Why does Google even go to these incorrect URL's? You can obviously clickthrough to the right ones on the site.

Thanks for your help :)

Brett_Tabke

9:28 am on Feb 16, 2003 (gmt 0)

WebmasterWorld Administrator 10+ Year Member Top Contributors Of The Month



Gbot supports the "/foo.html" type of addressing with a simple / at the start. Why not use that?

born2drv

9:34 am on Feb 16, 2003 (gmt 0)

WebmasterWorld Senior Member 10+ Year Member



Thanks Brett for the quick reply. Is that all I need to do? Sounds simple enough.... I will try it.. if it works my programmer will be happy because he won't have any work to do :)

Thanks again....

Brett_Tabke

9:55 am on Feb 16, 2003 (gmt 0)

WebmasterWorld Administrator 10+ Year Member Top Contributors Of The Month



If I understand correctly, that should be all you have to do b2d.
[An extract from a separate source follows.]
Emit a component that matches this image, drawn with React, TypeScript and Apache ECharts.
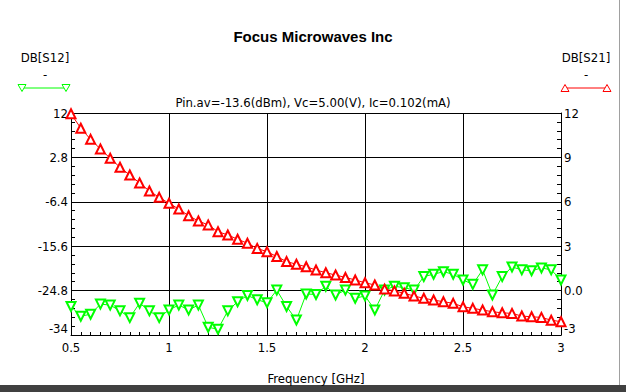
import React, { useEffect, useRef } from 'react';
import * as echarts from 'echarts';

const frequencyGHz = [0.5, 0.55, 0.6, 0.65, 0.7, 0.75, 0.8, 0.85, 0.9, 0.95, 1, 1.05, 1.1, 1.15, 1.2, 1.25, 1.3, 1.35, 1.4, 1.45, 1.5, 1.55, 1.6, 1.65, 1.7, 1.75, 1.8, 1.85, 1.9, 1.95, 2, 2.05, 2.1, 2.15, 2.2, 2.25, 2.3, 2.35, 2.4, 2.45, 2.5, 2.55, 2.6, 2.65, 2.7, 2.75, 2.8, 2.85, 2.9, 2.95, 3];

const dbS21 = [11.95, 10.97, 10.22, 9.57, 8.94, 8.33, 7.81, 7.27, 6.73, 6.3, 5.9, 5.51, 5.06, 4.7, 4.44, 3.98, 3.76, 3.47, 3.2, 2.85, 2.63, 2.3, 1.96, 1.78, 1.61, 1.39, 1.21, 1.05, 0.89, 0.72, 0.53, 0.38, 0.1, -0.02, -0.18, -0.37, -0.52, -0.64, -0.75, -0.86, -1.09, -1.2, -1.31, -1.43, -1.5, -1.54, -1.72, -1.77, -1.81, -2.0, -2.1];

const dbS12 = [-28.1, -30.1, -29.7, -27.6, -27.8, -29.0, -30.4, -27.4, -29.0, -30.4, -28.8, -27.8, -28.8, -27.8, -32.4, -32.8, -29.0, -27.1, -25.8, -26.7, -27.3, -24.7, -28.1, -30.9, -25.5, -25.6, -23.9, -25.7, -24.7, -26.4, -25.9, -28.8, -24.7, -23.9, -24.2, -24.7, -21.9, -21.4, -20.9, -21.4, -22.6, -23.5, -20.5, -25.7, -21.9, -19.9, -20.5, -20.7, -20.1, -20.5, -22.6];

const titleText = 'Focus Microwaves Inc';
const subtitleText = 'Pin.av=-13.6(dBm), Vc=5.00(V), Ic=0.102(mA)';
const xName = 'Frequency [GHz]';
const leftName = 'DB[S12]';
const rightName = 'DB[S21]';

const FONT = '"Liberation Sans Narrow", "DejaVu Sans Condensed", "Liberation Sans", Arial, sans-serif';
const GREEN = '#00ff00';
const RED = '#ff0000';

function tri(cx: number, cy: number, down: boolean) {
  const h = 3.5;
  return down
    ? [[cx - 4, cy - h], [cx + 4, cy - h], [cx, cy + h]]
    : [[cx - 4, cy + h], [cx + 4, cy + h], [cx, cy - h]];
}

export default function App() {
  const ref = useRef<HTMLDivElement>(null);
  useEffect(() => {
    const chart = echarts.init(ref.current!, null, { renderer: 'svg' });
    const axisText = { color: '#000', fontSize: 13, fontFamily: FONT };
    const fmt = (v: number) => String(Number(v.toFixed(1)));
    chart.setOption({
      animation: false,
      backgroundColor: '#fff',
      title: [
        {
          text: titleText,
          left: 'center',
          top: 29,
          padding: 0,
          textStyle: { color: '#000', fontSize: 15, fontWeight: 'bold', fontFamily: '"Liberation Sans", Arial, sans-serif' },
        },
        {
          text: subtitleText,
          left: 'center',
          top: 96,
          padding: 0,
          textStyle: { color: '#000', fontSize: 13, fontWeight: 'normal', fontFamily: FONT },
        },
      ],
      grid: { left: 71, right: 65, top: 113, bottom: 57, containLabel: false },
      xAxis: {
        type: 'value',
        min: 0.5,
        max: 3,
        interval: 0.5,
        name: xName,
        nameLocation: 'middle',
        nameGap: 37,
        nameTextStyle: axisText,
        axisLine: { show: true, onZero: false, lineStyle: { color: '#000', width: 1 } },
        axisTick: { show: true, inside: true, length: 3, lineStyle: { color: '#000' } },
        minorTick: { show: true, splitNumber: 10, length: 3, lineStyle: { color: '#000' } },
        axisLabel: { ...axisText, margin: 6, formatter: (v: number) => fmt(v) },
        splitLine: { show: true, lineStyle: { color: '#000', width: 1 } },
      },
      yAxis: [
        {
          type: 'value',
          position: 'left',
          min: -34,
          max: 12,
          interval: 9.2,
          axisLine: { show: true, onZero: false, lineStyle: { color: '#000', width: 1 } },
          axisTick: { show: true, inside: true, length: 4, lineStyle: { color: '#000' } },
          minorTick: { show: true, splitNumber: 5, length: 4, lineStyle: { color: '#000' } },
          splitLine: { show: true, lineStyle: { color: '#000', width: 1 } },
          axisLabel: {
            ...axisText,
            margin: 3,
            formatter: (v: number) => (Math.abs(v + 34) < 0.01 ? '{low|' + fmt(v) + '}' : fmt(v)),
            rich: { low: { ...axisText, padding: [0, 0, 14, 0] } },
          },
        },
        {
          type: 'value',
          position: 'right',
          min: -3,
          max: 12,
          interval: 3,
          axisLine: { show: true, onZero: false, lineStyle: { color: '#000', width: 1 } },
          axisTick: { show: true, inside: true, length: 4, lineStyle: { color: '#000' } },
          minorTick: { show: true, splitNumber: 5, length: 4, lineStyle: { color: '#000' } },
          splitLine: { show: false },
          axisLabel: {
            ...axisText,
            margin: 3,
            formatter: (v: number) => (v === 0 ? '0.0' : v === -3 ? '{low|-3}' : String(v)),
            rich: { low: { ...axisText, padding: [0, 0, 14, 0] } },
          },
        },
      ],
      series: [
        {
          name: leftName,
          type: 'line',
          yAxisIndex: 0,
          data: frequencyGHz.map((f, i) => [f, dbS12[i]]),
          symbol: 'emptyTriangle',
          symbolRotate: 180,
          symbolSize: 9,
          lineStyle: { color: GREEN, width: 1 },
          itemStyle: { color: GREEN, borderWidth: 1 },
        },
        {
          name: rightName,
          type: 'line',
          yAxisIndex: 1,
          data: frequencyGHz.map((f, i) => [f, dbS21[i]]),
          symbol: 'emptyTriangle',
          symbolSize: 9,
          lineStyle: { color: RED, width: 1 },
          itemStyle: { color: RED, borderWidth: 1 },
        },
      ],
      graphic: [
        { type: 'text', x: 45, y: 57, style: { text: leftName, align: 'center', verticalAlign: 'middle', textAlign: 'center', textVerticalAlign: 'middle', fontSize: 13, fontFamily: FONT, fill: '#000' } },
        { type: 'text', x: 45, y: 74, style: { text: '-', align: 'center', verticalAlign: 'middle', textAlign: 'center', textVerticalAlign: 'middle', fontSize: 13, fontFamily: FONT, fill: '#000' } },
        { type: 'line', shape: { x1: 22, y1: 88, x2: 66, y2: 88 }, style: { stroke: GREEN, lineWidth: 1 } },
        { type: 'polygon', shape: { points: tri(22, 88, true) }, style: { fill: '#fff', stroke: GREEN, lineWidth: 1 } },
        { type: 'polygon', shape: { points: tri(66, 88, true) }, style: { fill: '#fff', stroke: GREEN, lineWidth: 1 } },
        { type: 'text', x: 586, y: 57, style: { text: rightName, align: 'center', verticalAlign: 'middle', textAlign: 'center', textVerticalAlign: 'middle', fontSize: 13, fontFamily: FONT, fill: '#000' } },
        { type: 'text', x: 586, y: 74, style: { text: '-', align: 'center', verticalAlign: 'middle', textAlign: 'center', textVerticalAlign: 'middle', fontSize: 13, fontFamily: FONT, fill: '#000' } },
        { type: 'line', shape: { x1: 565, y1: 88, x2: 607, y2: 88 }, style: { stroke: RED, lineWidth: 1 } },
        { type: 'polygon', shape: { points: tri(565, 88, false) }, style: { fill: '#fff', stroke: RED, lineWidth: 1 } },
        { type: 'polygon', shape: { points: tri(607, 88, false) }, style: { fill: '#fff', stroke: RED, lineWidth: 1 } },
        { type: 'line', shape: { x1: 619.5, y1: 0, x2: 619.5, y2: 385 }, style: { stroke: '#a0a0a0', lineWidth: 1 } },
        { type: 'rect', shape: { x: 0, y: 385, width: 626, height: 7 }, style: { fill: '#404040' } },
      ],
    });
    return () => chart.dispose();
  }, []);
  return <div ref={ref} style={{ position: 'fixed', left: 0, top: 0, width: 626, height: 392, background: '#fff' }} />;
}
I think it needs more explanation though.

What are the current links being generated in the html as?

If gbot is requesting /cat/subcat/subsubcat/shipping.html then what is the link showing as in the html?

born2drv

10:02 am on Feb 16, 2003 (gmt 0)

WebmasterWorld Senior Member 10+ Year Member



Currently,the links are like this.....
<a href="shipping.html">Shipping</a>

they resolve to, and mouse over to:
[mysite.com...]

So I just changed all the the header and footer links to this....
<a href="/shipping.html">Shipping</a>

Hopefully that fixes it.

andreasfriedrich

12:10 pm on Feb 16, 2003 (gmt 0)

WebmasterWorld Senior Member 10+ Year Member



Googlebot is not confused, itīs showing the correct behaviour!

Have a look at Path Information - The Base Element - <base href="http://www.domain.com/"> [webmasterworld.com] and Bag-O-Tricks for PHP II - some code snippets that should be helpful for all in creating dynamic sites [webmasterworld.com] for more information on how relative URIs are resolved.

Andreas